In-Band Directives
TokenHub supports embedding routing directives directly in message content. This allows clients to override routing policy without changing the request structure, which is useful when working through intermediary systems that pass messages through unchanged.
Single-Line Directive
Embed a directive anywhere in a message's content using the @@tokenhub prefix:
@@tokenhub mode=cheap budget=0.01 latency=5000 min_weight=5
Example in a full request:
{
"request": {
"messages": [
{
"role": "user",
"content": "@@tokenhub mode=cheap budget=0.005\nSummarize this document..."
}
]
}
}
Block Directive
For complex directives (especially those containing JSON schemas), use the block format:
@@tokenhub
mode=high_confidence
budget=0.10
latency=30000
min_weight=8
output_schema={"type":"object","properties":{"answer":{"type":"string"},"confidence":{"type":"number"}}}
@@end
The block starts with @@tokenhub on its own line and ends with @@end.
Supported Keys
| Key | Type | Maps To | Description |
|---|---|---|---|
mode | string | policy.mode | Routing mode (cheap, normal, high_confidence, planning, adversarial) |
budget | float | policy.max_budget_usd | Maximum cost in USD |
latency | int | policy.max_latency_ms | Maximum latency in milliseconds |
min_weight | int | policy.min_weight | Minimum model capability weight |
output_schema | JSON | request.output_schema | JSON Schema for structured output |
Processing Rules
- Scanning: TokenHub scans all messages for directives. The last directive found takes precedence.
- Stripping: Directives are removed from message content before forwarding to the provider.
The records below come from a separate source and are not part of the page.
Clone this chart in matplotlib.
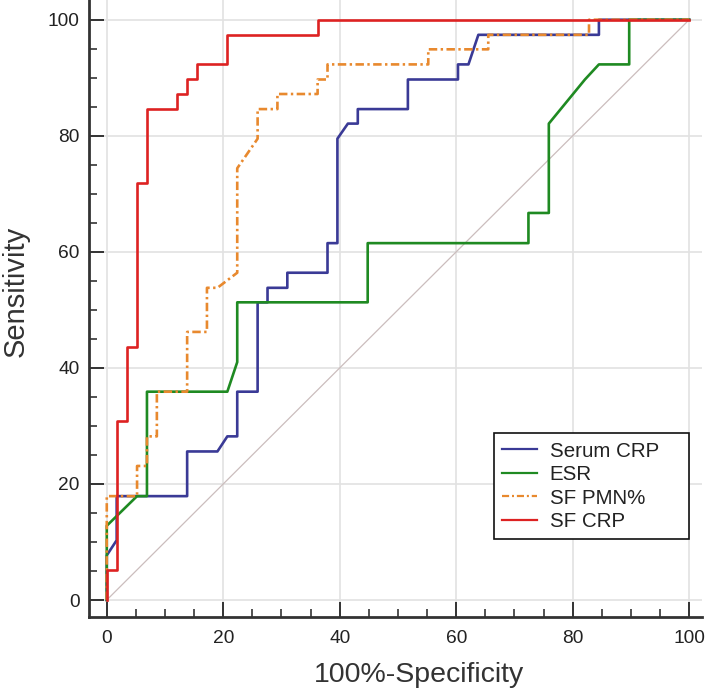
import matplotlib
matplotlib.use("Agg")
import matplotlib.pyplot as plt
from matplotlib.ticker import MultipleLocator

plt.rcParams['font.family'] = ['Liberation Sans', 'DejaVu Sans']

# ROC curves: x = 100%-Specificity, y = Sensitivity
serum_crp_x = [0, 0, 1.7, 1.7, 13.8, 13.8, 19.0, 20.7, 22.4, 22.4, 25.9, 25.9, 27.6, 27.6,
               31.0, 31.0, 37.9, 37.9, 39.6, 39.6, 41.4, 43.1, 43.1, 51.7, 51.7, 60.3, 60.3,
               62.1, 63.8, 84.5, 84.5, 100]
serum_crp_y = [0, 7.7, 10.3, 17.9, 17.9, 25.6, 25.6, 28.2, 28.2, 35.9, 35.9, 51.3, 51.3, 53.8,
               53.8, 56.4, 56.4, 61.5, 61.5, 79.5, 82.1, 82.1, 84.6, 84.6, 89.7, 89.7, 92.3,
               92.3, 97.4, 97.4, 100, 100]

esr_x = [0, 0, 5.2, 6.9, 6.9, 20.7, 22.4, 22.4, 44.8, 44.8, 72.4, 72.4, 75.9, 75.9,
         82.1, 84.5, 89.7, 89.7, 100]
esr_y = [0, 12.8, 17.9, 17.9, 35.9, 35.9, 41.0, 51.3, 51.3, 61.5, 61.5, 66.7, 66.7, 82.1,
         89.7, 92.3, 92.3, 100, 100]

sf_pmn_x = [0, 0, 5.2, 5.2, 6.9, 6.9, 8.6, 8.6, 13.8, 13.8, 17.2, 17.2, 19.0, 22.4, 22.4,
            25.9, 25.9, 29.3, 29.3, 36.2, 36.2, 37.9, 37.9, 55.2, 55.2, 65.5, 65.5, 82.8,
            82.8, 100]
sf_pmn_y = [0, 17.9, 17.9, 23.1, 23.1, 28.2, 28.2, 35.9, 35.9, 46.2, 46.2, 53.8, 53.8, 56.4,
            74.4, 79.5, 84.6, 84.6, 87.2, 87.2, 89.7, 89.7, 92.3, 92.3, 94.9, 94.9, 97.4,
            97.4, 100, 100]

sf_crp_x = [0, 0, 1.7, 1.7, 3.4, 3.4, 5.2, 5.2, 6.9, 6.9, 12.1, 12.1, 13.8, 13.8, 15.5,
            15.5, 20.7, 20.7, 36.2, 36.2, 100]
sf_crp_y = [0, 5.1, 5.1, 30.8, 30.8, 43.6, 43.6, 71.8, 71.8, 84.6, 84.6, 87.2, 87.2, 89.7,
            89.7, 92.3, 92.3, 97.4, 97.4, 100, 100]

ref_x = [0, 100]
ref_y = [0, 100]

series_labels = ["Serum CRP", "ESR", "SF PMN%", "SF CRP"]
x_ticks = [0, 20, 40, 60, 80, 100]
y_ticks = [0, 20, 40, 60, 80, 100]

W, H = 709, 696
fig = plt.figure(figsize=(W / 100, H / 100), dpi=100)
ax_l, ax_b = 89.3 / W, 1 - 617.3 / H
ax = fig.add_axes([ax_l, ax_b, (702 - 89.3) / W, 617.3 / H])
ax.set_xlim(-3.0, 102.2)
ax.set_ylim(-2.98, 103.4)

ax.grid(True, which='major', color='#e2e2e2', linewidth=1.2, zorder=0)
ax.set_axisbelow(True)

ax.plot(ref_x, ref_y, color='#cbbdbd', linewidth=0.9, zorder=1)
ax.plot(serum_crp_x, serum_crp_y, color='#3a3a96', linewidth=1.9, label=series_labels[0], zorder=2)
ax.plot(esr_x, esr_y, color='#1f8a22', linewidth=1.9, label=series_labels[1], zorder=3)
ax.plot(sf_pmn_x, sf_pmn_y, color='#e8892e', linewidth=1.9, linestyle=(0, (3.2, 1.3, 0.9, 1.3)),
        label=series_labels[2], zorder=4)
ax.plot(sf_crp_x, sf_crp_y, color='#dd2222', linewidth=1.9, label=series_labels[3], zorder=5)

ax.set_xticks(x_ticks)
ax.set_yticks(y_ticks)
ax.xaxis.set_minor_locator(MultipleLocator(5))
ax.yaxis.set_minor_locator(MultipleLocator(5))
ax.tick_params(which='major', direction='in', length=11, width=1.4, color='#333333',
               labelsize=13.8, labelcolor='#222222', pad=7)
ax.tick_params(which='minor', direction='in', length=5.5, width=1.2, color='#333333')
ax.tick_params(axis='x', pad=9)

for side in ['top', 'right']:
    ax.spines[side].set_visible(False)
for side in ['left', 'bottom']:
    ax.spines[side].set_linewidth(2.0)
    ax.spines[side].set_color('#333333')

ax.set_xlabel("100%-Specificity", fontsize=20.5, color='#333333')
ax.set_ylabel("Sensitivity", fontsize=21, color='#333333')
ax.xaxis.set_label_coords(0.538, -0.072)
ax.yaxis.set_label_coords(-0.098, 0.5275)

leg_box = (494 / W, 1 - 541.7 / H, (689.3 - 494) / W, (541.7 - 433.3) / H)
leg = ax.legend(loc='upper left', bbox_to_anchor=leg_box, mode='expand',
                bbox_transform=fig.transFigure, borderaxespad=0, fontsize=14.8,
                frameon=True, fancybox=False, framealpha=1, edgecolor='#111111',
                handlelength=1.7, handletextpad=0.6, labelspacing=0.22, borderpad=0.4)
leg.get_frame().set_linewidth(1.2)
for line in leg.get_lines():
    line.set_linewidth(1.6)
for t in leg.get_texts():
    t.set_color('#222222')

fig.savefig("out.png", dpi=100)
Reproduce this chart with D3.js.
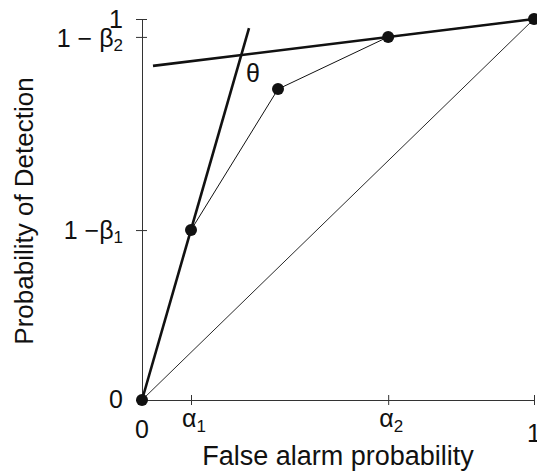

The LLM never sees
@@tokenhubtext. - Override: Directive values override both server defaults and request-level policy fields.
- Partial override: You can set only the fields you want to override. Unspecified fields retain their values from the request policy or server defaults.
Examples
Cost-optimize a specific request
@@tokenhub mode=cheap budget=0.001
What is 2 + 2?
Force high-quality response
@@tokenhub mode=high_confidence min_weight=9
Write a detailed analysis of the economic implications of quantum computing.
Structured output via directive
@@tokenhub
output_schema={"type":"object","properties":{"name":{"type":"string"},"population":{"type":"integer"}}}
@@end
What is the most populous city in Japan?